• **What to do**: Leaving the pictures out, print the lines from the first line of the listing through the line containing "10.61, 9.83, 9.2];", exactly as they read, and no others.

## begin Data shown

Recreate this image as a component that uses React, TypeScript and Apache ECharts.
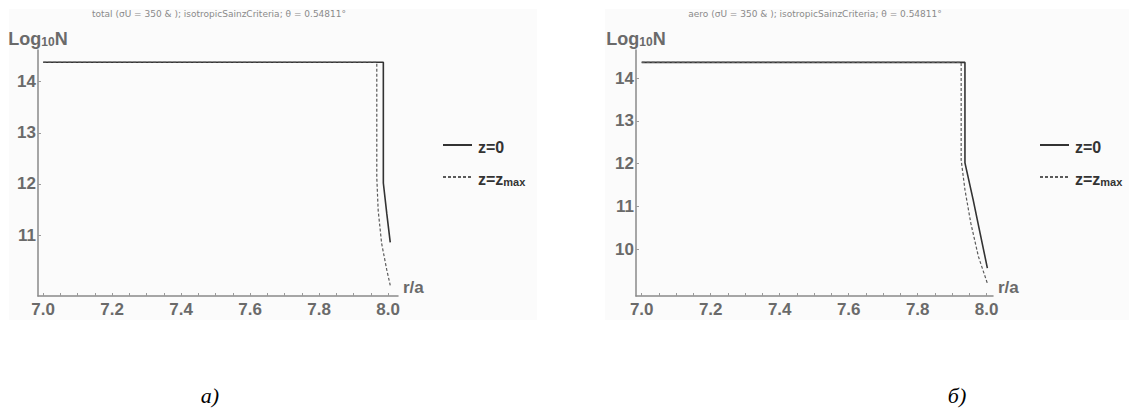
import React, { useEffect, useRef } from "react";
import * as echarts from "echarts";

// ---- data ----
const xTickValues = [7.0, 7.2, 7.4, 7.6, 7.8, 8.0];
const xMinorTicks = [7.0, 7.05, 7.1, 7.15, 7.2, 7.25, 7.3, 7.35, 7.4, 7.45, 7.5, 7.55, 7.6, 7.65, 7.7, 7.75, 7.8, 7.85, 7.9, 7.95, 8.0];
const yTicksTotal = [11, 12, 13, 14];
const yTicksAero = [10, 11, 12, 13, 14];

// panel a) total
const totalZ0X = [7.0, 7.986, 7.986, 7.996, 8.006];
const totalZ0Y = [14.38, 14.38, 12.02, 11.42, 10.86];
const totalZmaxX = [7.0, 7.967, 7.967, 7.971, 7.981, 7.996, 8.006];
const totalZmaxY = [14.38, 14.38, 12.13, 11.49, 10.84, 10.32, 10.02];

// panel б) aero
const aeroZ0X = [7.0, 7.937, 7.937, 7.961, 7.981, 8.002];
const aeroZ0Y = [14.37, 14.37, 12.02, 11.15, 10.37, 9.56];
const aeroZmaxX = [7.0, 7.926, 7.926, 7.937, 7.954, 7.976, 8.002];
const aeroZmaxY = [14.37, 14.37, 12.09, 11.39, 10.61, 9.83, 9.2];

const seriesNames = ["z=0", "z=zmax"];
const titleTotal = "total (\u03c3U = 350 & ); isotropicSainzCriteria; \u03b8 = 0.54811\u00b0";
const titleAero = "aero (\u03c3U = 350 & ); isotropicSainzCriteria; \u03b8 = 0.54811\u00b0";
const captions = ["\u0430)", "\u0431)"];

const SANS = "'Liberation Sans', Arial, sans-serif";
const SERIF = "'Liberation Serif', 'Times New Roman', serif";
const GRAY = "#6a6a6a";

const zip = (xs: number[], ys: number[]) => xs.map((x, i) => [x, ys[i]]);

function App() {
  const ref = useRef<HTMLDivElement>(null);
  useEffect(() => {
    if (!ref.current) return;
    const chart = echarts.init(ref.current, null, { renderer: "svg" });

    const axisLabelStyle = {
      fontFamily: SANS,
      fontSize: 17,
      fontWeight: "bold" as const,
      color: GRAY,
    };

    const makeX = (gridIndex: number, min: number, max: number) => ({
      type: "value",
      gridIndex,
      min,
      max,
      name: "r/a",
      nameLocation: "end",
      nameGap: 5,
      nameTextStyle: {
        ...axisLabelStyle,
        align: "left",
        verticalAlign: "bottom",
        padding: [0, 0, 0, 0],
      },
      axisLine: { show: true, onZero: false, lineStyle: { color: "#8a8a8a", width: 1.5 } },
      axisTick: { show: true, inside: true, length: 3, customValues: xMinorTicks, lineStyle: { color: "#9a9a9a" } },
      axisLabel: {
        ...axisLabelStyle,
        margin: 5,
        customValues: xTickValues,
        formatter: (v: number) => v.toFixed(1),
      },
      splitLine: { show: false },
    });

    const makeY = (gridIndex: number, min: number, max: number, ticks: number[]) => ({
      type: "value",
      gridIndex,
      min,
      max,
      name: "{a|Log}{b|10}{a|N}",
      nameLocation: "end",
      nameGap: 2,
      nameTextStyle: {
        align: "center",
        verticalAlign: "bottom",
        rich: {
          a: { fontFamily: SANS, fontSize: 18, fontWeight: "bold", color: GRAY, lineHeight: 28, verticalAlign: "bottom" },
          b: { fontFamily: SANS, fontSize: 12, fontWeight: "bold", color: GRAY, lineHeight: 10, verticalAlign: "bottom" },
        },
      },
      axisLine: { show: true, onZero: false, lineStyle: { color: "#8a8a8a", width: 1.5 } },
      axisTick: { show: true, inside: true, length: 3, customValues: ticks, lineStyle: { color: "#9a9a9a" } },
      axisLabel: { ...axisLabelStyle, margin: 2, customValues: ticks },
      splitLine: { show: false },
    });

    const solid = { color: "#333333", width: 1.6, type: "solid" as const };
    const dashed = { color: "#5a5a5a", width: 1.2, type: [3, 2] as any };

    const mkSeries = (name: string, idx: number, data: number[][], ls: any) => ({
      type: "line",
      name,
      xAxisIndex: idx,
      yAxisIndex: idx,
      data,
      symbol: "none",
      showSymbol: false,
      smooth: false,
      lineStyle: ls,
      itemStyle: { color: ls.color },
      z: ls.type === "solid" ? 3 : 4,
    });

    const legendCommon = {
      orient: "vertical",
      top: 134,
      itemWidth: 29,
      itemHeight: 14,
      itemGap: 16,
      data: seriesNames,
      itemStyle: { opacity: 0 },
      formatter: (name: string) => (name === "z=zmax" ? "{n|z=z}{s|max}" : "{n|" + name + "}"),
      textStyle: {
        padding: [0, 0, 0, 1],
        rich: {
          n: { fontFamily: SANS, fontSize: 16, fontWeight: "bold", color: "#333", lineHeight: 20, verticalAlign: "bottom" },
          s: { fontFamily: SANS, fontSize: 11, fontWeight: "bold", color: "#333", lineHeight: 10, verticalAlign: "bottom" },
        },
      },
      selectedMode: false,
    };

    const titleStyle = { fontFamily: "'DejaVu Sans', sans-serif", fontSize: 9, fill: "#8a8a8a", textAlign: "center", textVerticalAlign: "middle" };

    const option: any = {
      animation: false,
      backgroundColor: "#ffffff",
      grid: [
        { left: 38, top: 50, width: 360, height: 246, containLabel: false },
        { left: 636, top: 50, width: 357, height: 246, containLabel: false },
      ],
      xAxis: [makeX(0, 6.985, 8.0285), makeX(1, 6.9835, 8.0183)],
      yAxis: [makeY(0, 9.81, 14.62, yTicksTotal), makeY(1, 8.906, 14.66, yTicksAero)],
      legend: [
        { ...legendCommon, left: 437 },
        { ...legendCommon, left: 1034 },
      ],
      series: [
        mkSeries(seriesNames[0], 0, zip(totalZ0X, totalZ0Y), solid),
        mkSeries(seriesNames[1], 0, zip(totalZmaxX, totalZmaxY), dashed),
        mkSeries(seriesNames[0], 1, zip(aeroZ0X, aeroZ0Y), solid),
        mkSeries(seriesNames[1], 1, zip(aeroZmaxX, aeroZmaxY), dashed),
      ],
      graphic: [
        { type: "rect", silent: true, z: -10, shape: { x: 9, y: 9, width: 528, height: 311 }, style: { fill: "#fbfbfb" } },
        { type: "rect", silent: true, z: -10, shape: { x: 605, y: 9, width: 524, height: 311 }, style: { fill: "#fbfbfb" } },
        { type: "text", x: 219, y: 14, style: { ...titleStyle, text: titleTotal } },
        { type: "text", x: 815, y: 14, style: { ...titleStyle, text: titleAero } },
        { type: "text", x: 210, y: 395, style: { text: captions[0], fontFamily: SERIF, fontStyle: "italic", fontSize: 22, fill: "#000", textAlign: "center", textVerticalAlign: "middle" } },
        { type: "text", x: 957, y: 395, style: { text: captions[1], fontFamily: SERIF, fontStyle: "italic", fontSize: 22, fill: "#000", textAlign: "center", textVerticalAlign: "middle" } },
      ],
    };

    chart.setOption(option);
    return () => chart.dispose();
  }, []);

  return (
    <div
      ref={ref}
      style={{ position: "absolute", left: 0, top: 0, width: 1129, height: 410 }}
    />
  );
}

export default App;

## end Data shown

• **Written solution**:
Recreate this image as a component that uses React, TypeScript and Apache ECharts.
import React, { useEffect, useRef } from "react";
import * as echarts from "echarts";

// ---- data ----
const xTickValues = [7.0, 7.2, 7.4, 7.6, 7.8, 8.0];
const xMinorTicks = [7.0, 7.05, 7.1, 7.15, 7.2, 7.25, 7.3, 7.35, 7.4, 7.45, 7.5, 7.55, 7.6, 7.65, 7.7, 7.75, 7.8, 7.85, 7.9, 7.95, 8.0];
const yTicksTotal = [11, 12, 13, 14];
const yTicksAero = [10, 11, 12, 13, 14];

// panel a) total
const totalZ0X = [7.0, 7.986, 7.986, 7.996, 8.006];
const totalZ0Y = [14.38, 14.38, 12.02, 11.42, 10.86];
const totalZmaxX = [7.0, 7.967, 7.967, 7.971, 7.981, 7.996, 8.006];
const totalZmaxY = [14.38, 14.38, 12.13, 11.49, 10.84, 10.32, 10.02];

// panel б) aero
const aeroZ0X = [7.0, 7.937, 7.937, 7.961, 7.981, 8.002];
const aeroZ0Y = [14.37, 14.37, 12.02, 11.15, 10.37, 9.56];
const aeroZmaxX = [7.0, 7.926, 7.926, 7.937, 7.954, 7.976, 8.002];
const aeroZmaxY = [14.37, 14.37, 12.09, 11.39, 10.61, 9.83, 9.2];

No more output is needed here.